Your output is the lines from the first one to the one containing "const plotLeft = 124, plotRight", repeated exactly, with images left out.

==== SUPPLIED INFORMATION

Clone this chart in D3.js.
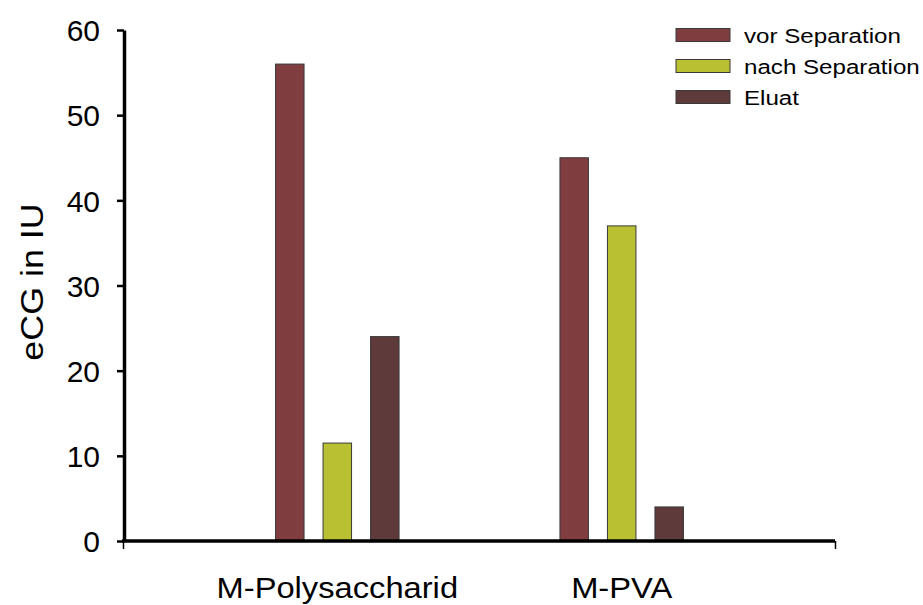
<!DOCTYPE html>
<html>
<head>
<meta charset="utf-8">
<script src="https://cdn.jsdelivr.net/npm/d3@7"></script>
<style>
  body { margin: 0; background: #fff; }
  text { font-family: "Liberation Sans", Arial, sans-serif; fill: #000; }
</style>
</head>
<body>
<svg id="chart" width="923" height="605"></svg>
<script>
const categories = ["M-Polysaccharid", "M-PVA"];
const seriesNames = ["vor Separation", "nach Separation", "Eluat"];
const vorSeparation = [56, 45];
const nachSeparation = [11.5, 37];
const eluat = [24, 4];
const yTicks = [0, 10, 20, 30, 40, 50, 60];
const colors = ["#7f3d40", "#b9c132", "#5e3a3b"];

const svg = d3.select("#chart");
const plotLeft = 124, plotRight = 835, plotTop = 30, plotBottom = 541;

const seriesValues = [vorSeparation, nachSeparation, eluat];
const rows = categories.map((c, i) => ({
    category: c,
    values: seriesNames.map((s, j) => ({ series: s, value: seriesValues[j][i], color: colors[j] }))
}));

const y = d3.scaleLinear().domain([0, 60]).range([plotBottom, plotTop]);
const x = d3.scalePoint().domain(categories).range([plotLeft, plotRight]).padding(0.75);
const inner = d3.scaleBand().domain(seriesNames).range([-71.25, 71.25])
    .paddingInner(0.4).paddingOuter(0.2);

// bars
let groups = svg.append("g").selectAll("g")
    .data(rows).join("g")
    .attr("transform", d => `translate(${x(d.category)},0)`);
groups.selectAll("rect")
    .data(d => d.values).join("rect")
    .attr("x", d => inner(d.series))
    .attr("width", inner.bandwidth())
    .attr("y", d => y(d.value))
    .attr("height", d => y(0) - y(d.value))
    .attr("fill", d => d.color)
    .attr("stroke", "#3a3a3a")
    .attr("stroke-width", 1);

// y axis
let yAxis = svg.append("g")
    .attr("transform", `translate(${plotLeft},0)`)
    .call(d3.axisLeft(y).tickValues(yTicks).tickSize(7).tickPadding(17).tickSizeOuter(0));
yAxis.select(".domain").attr("stroke", "#000").attr("stroke-width", 3.5);
yAxis.selectAll(".tick line").attr("stroke", "#000").attr("stroke-width", 2.5);
yAxis.selectAll(".tick text").attr("font-size", 30).attr("font-family", "Liberation Sans, Arial, sans-serif")
    .attr("dy", "0.36em");

// x axis
let xAxisScale = d3.scaleLinear().domain([0, 1]).range([plotLeft - 1, plotRight]);
let xAxis = svg.append("g")
    .attr("transform", `translate(0,${plotBottom})`)
    .call(d3.axisBottom(xAxisScale).tickValues([0, 1]).tickSize(8).tickFormat(""));
xAxis.select(".domain").attr("stroke", "#000").attr("stroke-width", 3.5).attr("d", `M${plotLeft - 2},0H${plotRight}`);
xAxis.selectAll(".tick line").attr("stroke", "#000").attr("stroke-width", 1.5);

// category labels
svg.append("g").selectAll("text")
    .data(categories).join("text")
    .attr("x", d => x(d))
    .attr("y", 598)
    .attr("text-anchor", "middle")
    .attr("font-size", 30)
    .attr("transform", d => `translate(${x(d)},0) scale(1.09,1) translate(${-x(d)},0)`)
    .text(d => d);

// y title
svg.append("text")
    .attr("transform", "translate(43,282) rotate(-90) scale(1.12,1)")
    .attr("text-anchor", "middle")
    .attr("font-size", 32)
    .text("eCG in IU");

// legend
let legend = svg.append("g").attr("transform", "translate(676,0)");
let items = legend.selectAll("g")
    .data(seriesNames).join("g")
    .attr("transform", (d, i) => `translate(0,${35 + i * 31})`);
items.append("rect")
    .attr("x", 0).attr("y", -6.5)
    .attr("width", 54).attr("height", 13)
    .attr("fill", (d, i) => colors[i])
    .attr("stroke", "#3a3a3a")
    .attr("stroke-width", 1);
items.append("text")
    .attr("x", 68)
    .attr("dy", "0.36em")
    .attr("font-size", 21)
    .attr("transform", "translate(68,0) scale(1.15,1) translate(-68,0)")
    .text(d => d);
</script>
</body>
</html>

========

PROBLEM SOLUTION:
Clone this chart in D3.js.
<!DOCTYPE html>
<html>
<head>
<meta charset="utf-8">
<script src="https://cdn.jsdelivr.net/npm/d3@7"></script>
<style>
  body { margin: 0; background: #fff; }
  text { font-family: "Liberation Sans", Arial, sans-serif; fill: #000; }
</style>
</head>
<body>
<svg id="chart" width="923" height="605"></svg>
<script>
const categories = ["M-Polysaccharid", "M-PVA"];
const seriesNames = ["vor Separation", "nach Separation", "Eluat"];
const vorSeparation = [56, 45];
const nachSeparation = [11.5, 37];
const eluat = [24, 4];
const yTicks = [0, 10, 20, 30, 40, 50, 60];
const colors = ["#7f3d40", "#b9c132", "#5e3a3b"];

const svg = d3.select("#chart");
const plotLeft = 124, plotRight = 835, plotTop = 30, plotBottom = 541;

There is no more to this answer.